George W. Bush and Hollywood

George W. Bush, Filmmaker? Certainly a stretch, but Psychotronic Video Guide's Michael J. Weldon points out an extended piece that from 1983 to 1992 Bush was on the board of Silver Screen Management, a firm that produced films for Tri Star and then Disney. Bush, of course, was never credited on any of the movies Silver Screen Management produced (he seems to a well-connected moneyman, if anything), but Weldon speculates on Bush's involvement in the process of moviemaking: " I'd love to know if GWB did anything besides lend his famous name and share in the profits of these movies. Did he help secure locations, read or approve scripts or make casting suggestions? Did he attend premieres and party with the stars?"

The films themselves? Silver Screen Management produced 74 major release features while Bush was on the board, and most of them are hardly memorable --the sort of instantly forgettable Hollywood product that used to gather dust on Blockbuster shelves in the late '80s and show up on pay channels to fill up the hole in their schedules: The Black Cauldron, My Science Project, Tough Guys (with Burt Lancaster and Kirk Douglas), Adventures in Babysitting, Can't Buy Me Love, Ernest Goes to Camp, the shitty remake of D.O.A., V.I. Warshawski. Bush scored some hits, too: Three Men and a Baby, Cocktail, Who Framed Roger Rabbit?, The Little Mermaid. The common thread for all these films was that these were the one of the first manifestations of creeping corporatism that now seems to run Hollywood: the high concept package deal, heavy duty marketing and focus group surveys, the gleaming perfect surface of glitz, spectacle, and sentiment. Entertainment was always a commodity in Hollywood, but in the '80s it became a science.
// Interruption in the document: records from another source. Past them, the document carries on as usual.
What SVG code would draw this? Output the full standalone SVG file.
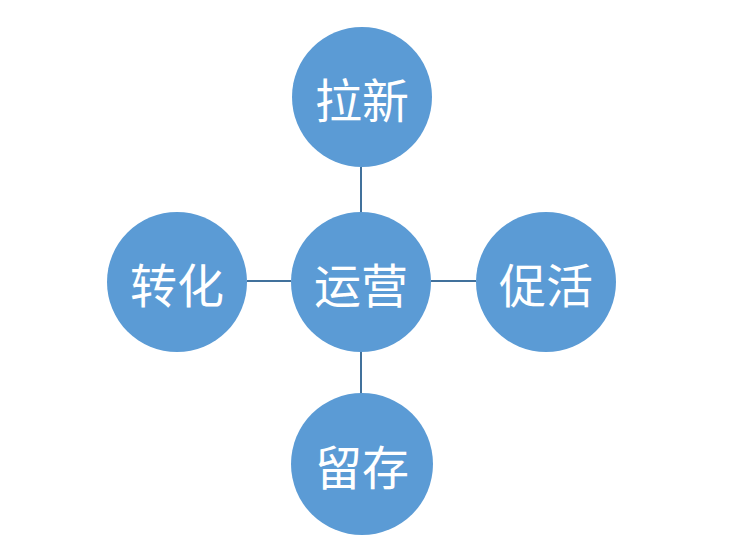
<svg xmlns="http://www.w3.org/2000/svg" width="755" height="552" viewBox="0 0 755 552">
<style>
.n{fill:#5b9bd5;}
.t{fill:#ffffff;font-family:"Microsoft YaHei","Noto Sans CJK SC",sans-serif;font-size:47px;text-anchor:middle;dominant-baseline:central;}
.c{stroke:#41719c;stroke-width:2;fill:none;}
</style>
<rect width="755" height="552" fill="#ffffff"/>
<g id="connectors">
<line class="c" x1="361" y1="167" x2="361" y2="213"/>
<line class="c" x1="361" y1="351" x2="361" y2="394"/>
<line class="c" x1="247" y1="281" x2="291" y2="281"/>
<line class="c" x1="431" y1="281" x2="476" y2="281"/>
</g>
<g id="n_top"><circle class="n" cx="362" cy="97" r="70"/><text class="t" x="362" y="97">拉新</text></g>
<g id="n_center"><circle class="n" cx="361" cy="282" r="70"/><text class="t" x="361" y="282">运营</text></g>
<g id="n_left"><circle class="n" cx="177" cy="282" r="70"/><text class="t" x="177" y="282">转化</text></g>
<g id="n_right"><circle class="n" cx="546" cy="282" r="70"/><text class="t" x="546" y="282">促活</text></g>
<g id="n_bottom"><circle class="n" cx="362" cy="464" r="71"/><text class="t" x="362" y="464">留存</text></g>
</svg>
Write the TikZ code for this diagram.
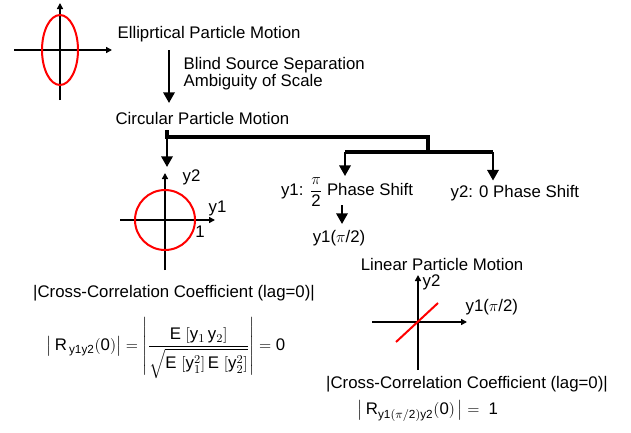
\documentclass[tikz,border=0pt]{standalone}
\usepackage{amsmath}
\usepackage{fontspec}
\setmainfont{Liberation Sans}
\usetikzlibrary{arrows.meta, calc}

\begin{document}
\begin{tikzpicture}[
	x=0.75pt, y=-0.75pt,
	font=\fontsize{12.6}{15}\selectfont,
	texto/.style={inner sep=1pt},
	flecha/.style={-{Triangle[length=8pt, width=8.5pt]}, line width=1.7pt},
	rama/.style={line width=2.6pt},
	eje/.style={-{Triangle[length=4.5pt, width=4.5pt]}, line width=1.4pt},
	curva/.style={draw=red, line width=1.5pt},
	]

\useasboundingbox (0,0) rectangle (631,432);

% Movimiento eliptico
\coordinate (o1) at (60,50);
\draw[eje] ($(o1)+(-46,0)$) -- ($(o1)+(52,0)$);
\draw[eje] ($(o1)+(0,50)$) -- ($(o1)+(0,-47)$);
\draw[curva] (o1) ellipse [x radius=18, y radius=35];
\node[texto, anchor=west] (elip) at (116,34) {Elliprtical Particle Motion};

% Separacion ciega de fuentes
\coordinate (s1) at (169,50);
\coordinate (s2) at (169,103);
\draw[flecha] (s1) -- (s2);
\node[texto, anchor=west] (bss) at (182,65) {Blind Source Separation};
\node[texto, anchor=west] (amb) at (182,82) {Ambiguity of Scale};
\node[texto, anchor=west] (circ) at (114,118) {Circular Particle Motion};

% Desfases
\node[texto] (fase1) at (347,192) {y1: $\dfrac{\pi}{\mathrm{2}}$ Phase Shift};
\node[texto, anchor=west] (fase2) at (449,193) {y2: 0 Phase Shift};
\node[texto] (y1pi) at (339,238) {y1($\pi$/2)};

% Ramas
\coordinate (r0) at (167,130);
\coordinate (r1) at (167,137);
\coordinate (r2) at (428,137);
\coordinate (r3) at (428,152);
\coordinate (r4) at (345,152);
\coordinate (r5) at (493,152);
\coordinate (p1) at (167,167);
\coordinate (f1) at (342,205);
\coordinate (f2) at (342,224);

\draw[rama] (r0) -- (r1) -- (r2) -- (r3);
\draw[rama] (r4) -- (r5);
\draw[flecha] (r1) -- (p1);
\draw[flecha] (r4) -- (fase1.north -| r4);
\draw[flecha] (r5) -- ($(fase2.north -| r5)+(0,-3)$);
\draw[flecha] (f1) -- (f2);

% Movimiento circular
\coordinate (o2) at (165,220);
\draw[eje] ($(o2)+(-45,0)$) -- ($(o2)+(50,0)$);
\draw[eje] ($(o2)+(0,50)$) -- ($(o2)+(0,-47)$);
\draw[curva] (o2) circle [radius=30];
\node[texto, anchor=west] (ejey2) at (181,177) {y2};
\node[texto, anchor=west] (ejey1) at (207,208) {y1};
\node[texto] (uno) at (200,232) {1};

\node[texto] (cc1) at (174,293) {|Cross-Correlation Coefficient (lag=0)|};
\node[texto] (eq1) at (166,348) {$\left|\,\mathrm{R}_{\,\mathrm{y1y2}}\mathrm{(0)}\right| = \left|\dfrac{\mathrm{E}\ [\mathrm{y}_1\,\mathrm{y}_2]}{\sqrt{\mathrm{E}\ [\mathrm{y}_1^2]\,\mathrm{E}\ [\mathrm{y}_2^2]}}\right| = \mathrm{0}$};

% Movimiento lineal
\node[texto] (lin) at (442,264) {Linear Particle Motion};
\coordinate (o3) at (418,322);
\draw[eje] ($(o3)+(-46,0)$) -- ($(o3)+(49,0)$);
\draw[eje] ($(o3)+(0,48)$) -- ($(o3)+(0,-47)$);
\draw[curva] ($(o3)+(-22,20)$) -- ($(o3)+(20,-19)$);
\node[texto, anchor=west] (liny2) at (421,282) {y2};
\node[texto, anchor=west] (liny1) at (464,307) {y1($\pi$/2)};

\node[texto] (cc2) at (467,384) {|Cross-Correlation Coefficient (lag=0)|};
\node[texto] (eq2) at (428,411) {$\big|\,\mathrm{R}_{\mathrm{y1(\pi/2)y2}}\mathrm{(0)}\,\big| = \ \mathrm{1}$};

\end{tikzpicture}
\end{document}
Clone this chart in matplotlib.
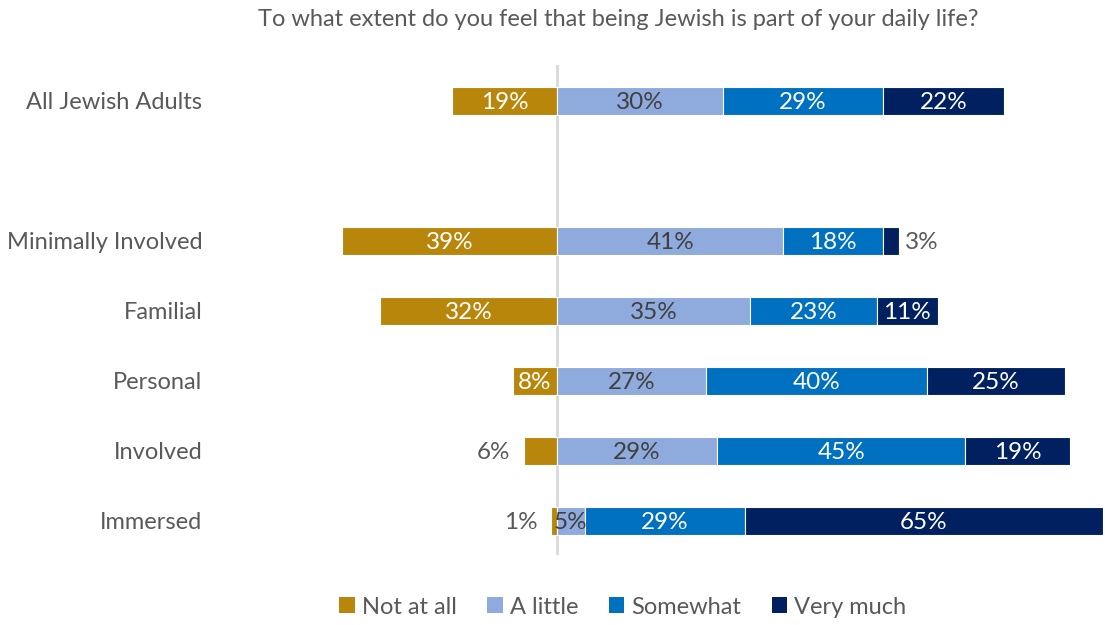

Weldon writes: "Note how well Silver Screen Management practiced product placements, recycling (remaking French films) and outsourcing (filming in other countries)." Indeed, one can make analogies to Bush's style of politics: the spectacle, the control and marketing of image and message, product placement (Hallibuton, any one?), the manufactured edginess of Bush's maverick image, the thumbs-up platitudes. It's like some forgotten '80s movie, only it's not relegated to a 2 AM showing on The Movie Channel. It's live.